Don't try to fix everything at once

They have a limited amount of time to create a new set. They have about half a year to playtest the cards before finishing it. They playtest about one or two times per week during development. The most important time is during the beginning, because your first concern is to fix the cards and the set before going on to finish it. From Sam's personal experience he says that there was often an urge to finish the set as soon as possible. There is the problem, you can't rush things. There is always room to improve. One measure that he has had a hard time figuring is the right number of changes from playtest to playtest. Too many changes and you get lost because then it becomes hard to track what changes are working and which ones aren't. You gotta keep the number low to avoid losing track of your process to improve.

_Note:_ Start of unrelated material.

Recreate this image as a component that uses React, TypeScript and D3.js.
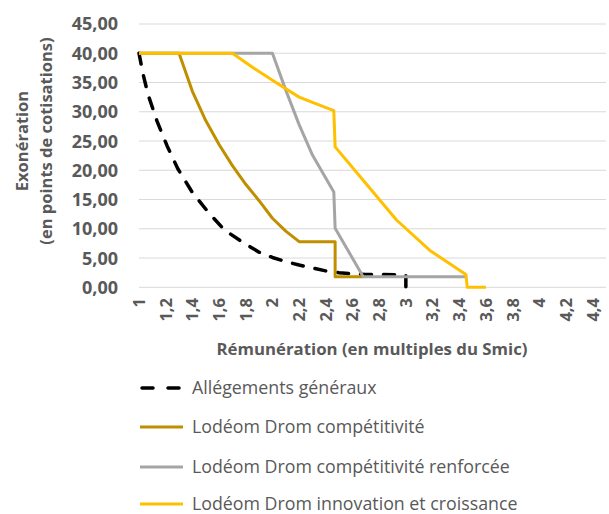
import React from "react";
import * as d3 from "d3";

// Salary in multiples of the Smic (x) and exemption in contribution points (y)
const generalX = [1.0, 1.03, 1.067, 1.135, 1.21, 1.29, 1.4, 1.52, 1.64, 1.77, 1.9, 2.0, 2.1, 2.2, 2.3, 2.4, 2.5, 2.6, 2.7, 2.8, 3.0, 3.0];
const generalY = [40, 36.5, 33.0, 28.4, 24.2, 20.3, 16.2, 12.8, 9.8, 7.8, 6.0, 5.1, 4.4, 3.8, 3.3, 2.8, 2.5, 2.3, 2.2, 2.2, 2.1, 0];

const competX = [1.0, 1.3, 1.4, 1.5, 1.6, 1.7, 1.8, 1.9, 2.0, 2.1, 2.2, 2.47, 2.47, 2.68];
const competY = [40, 40, 33.5, 28.5, 24.4, 20.8, 17.6, 14.8, 11.8, 9.6, 7.8, 7.8, 1.8, 1.8];

const renforceeX = [1.0, 2.0, 2.1, 2.2, 2.3, 2.46, 2.47, 2.68, 3.46];
const renforceeY = [40, 40, 33.7, 27.8, 22.6, 16.3, 10.1, 1.8, 1.8];

const innovationX = [1.0, 1.7, 1.85, 2.0, 2.2, 2.3, 2.46, 2.47, 2.68, 2.93, 3.18, 3.45, 3.46, 3.6];
const innovationY = [40, 40, 37.6, 35.4, 32.5, 31.6, 30.2, 24.0, 18.3, 11.5, 6.3, 2.2, 0, 0];

const yTicks = [0, 5, 10, 15, 20, 25, 30, 35, 40, 45];
const xTicks = [1, 1.2, 1.4, 1.6, 1.8, 2, 2.2, 2.4, 2.6, 2.8, 3, 3.2, 3.4, 3.6, 3.8, 4, 4.2, 4.4];

const seriesNames = [
  "Allégements généraux",
  "Lodéom Drom compétitivité",
  "Lodéom Drom compétitivité renforcée",
  "Lodéom Drom innovation et croissance",
];
const seriesColors = ["#000000", "#BF8F00", "#A5A5A5", "#FFC000"];

const W = 609;
const H = 514;
const FONT = "'Open Sans', 'Noto Sans', sans-serif";
const TEXT = "#595959";

export default function App() {
  const x = d3.scaleLinear().domain([1, 4.5]).range([139, 606]);
  const y = d3.scaleLinear().domain([0, 45]).range([287.3, 24]);

  const zip = (xs: number[], ys: number[]) => xs.map((v, i) => [v, ys[i]] as [number, number]);
  const line = d3
    .line<[number, number]>()
    .x((d) => x(d[0]))
    .y((d) => y(d[1]));

  const series = [
    zip(generalX, generalY),
    zip(competX, competY),
    zip(renforceeX, renforceeY),
    zip(innovationX, innovationY),
  ];

  const fmtY = (v: number) => d3.format(".2f")(v).replace(".", ",");
  const fmtX = (v: number) => String(+v.toFixed(1)).replace(".", ",");

  const legendY = [388, 427, 467, 504];

  return (
    <svg
      width={W}
      height={H}
      style={{ position: "absolute", left: 0, top: 0, background: "#fff" }}
      fontFamily={FONT}
    >
      {/* horizontal gridlines */}
      {yTicks.map((t) => (
        <line key={"g" + t} x1={139} x2={606} y1={y(t)} y2={y(t)} stroke="#D9D9D9" strokeWidth={1} />
      ))}

      {/* y tick labels */}
      {yTicks.map((t) => (
        <text
          key={"yl" + t}
          x={118}
          y={y(t)}
          dy="0.36em"
          textAnchor="end"
          fontSize={18}
          fontWeight={700}
          fill={TEXT}
        >
          {fmtY(t)}
        </text>
      ))}

      {/* x tick labels, rotated */}
      {xTicks.map((t) => (
        <text
          key={"xl" + t}
          transform={`translate(${x(t)},298) rotate(-90)`}
          dy="0.36em"
          textAnchor="end"
          fontSize={16.5}
          fontWeight={700}
          fill={TEXT}
        >
          {fmtX(t)}
        </text>
      ))}

      {/* axis titles */}
      <text
        transform="translate(35,141) rotate(-90)"
        textAnchor="middle"
        fontSize={16.5}
        fontWeight={700}
        fill={TEXT}
      >
        <tspan x={0} dy="-0.4em">Exonération</tspan>
        <tspan x={0} dy="1.45em">(en points de cotisations)</tspan>
      </text>
      <text x={372} y={355} textAnchor="middle" fontSize={16.8} fontWeight={700} fill={TEXT}>
        Rémunération (en multiples du Smic)
      </text>

      {/* series */}
      {series.map((pts, i) => (
        <path
          key={"s" + i}
          d={line(pts) || ""}
          fill="none"
          stroke={seriesColors[i]}
          strokeWidth={i === 0 ? 3.5 : 3}
          strokeDasharray={i === 0 ? "11 12" : undefined}
          strokeLinecap={i === 0 ? "round" : "butt"}
          strokeLinejoin="round"
        />
      ))}

      {/* legend */}
      {seriesNames.map((name, i) => (
        <g key={"lg" + i}>
          <line
            x1={i === 0 ? 142 : 140}
            x2={183}
            y1={legendY[i]}
            y2={legendY[i]}
            stroke={seriesColors[i]}
            strokeWidth={i === 0 ? 3.5 : 3}
            strokeDasharray={i === 0 ? "11 15" : undefined}
            strokeLinecap={i === 0 ? "round" : "butt"}
          />
          <text x={192} y={legendY[i]} dy="0.36em" fontSize={17.8} fill={TEXT}>
            {name}
          </text>
        </g>
      ))}
    </svg>
  );
}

I can see that the same thing happens with level design. Trying to fix too many things at once is not going to work. By extension, the same applies to game design as well. We often want to finish the job by burdening ourselves with all problems at once. We have to practice patience here and this applies to life itself. Now comes the question: Which problems to solve first? How many of them first? My answer would be: try to see which of them are core issues and which ones are easier or faster to solve. We certainly have a complex web of interconnected problems, but there is one skill that everyone should have at some degree that is to try to decompose things into smaller pieces. One of the most valuable lessons of college is that any type of problem, no matter how complex or big, can be tackled from multiple viewpoints. Mark Rosewater himself likes to see magic from an holistic viewpoint. Try that, try to see a problem from different perspectives and try to see how smaller problems compound into larger ones.

I can say that I've had the same experience as Sam. You make a level and then wan to finish it as soon as possible. You desperately want it to shine and you don't want to waste too much time polishing it. The problem here is that if you forget the initial plan or don't follow a schedule, you are most likely going to waste more time remaking things, restarting things, making last minute changes, over and over. We have to reach a point where enough is enough and the process to reach it is more important than being obsessed with perfection, which is what Sam is saying.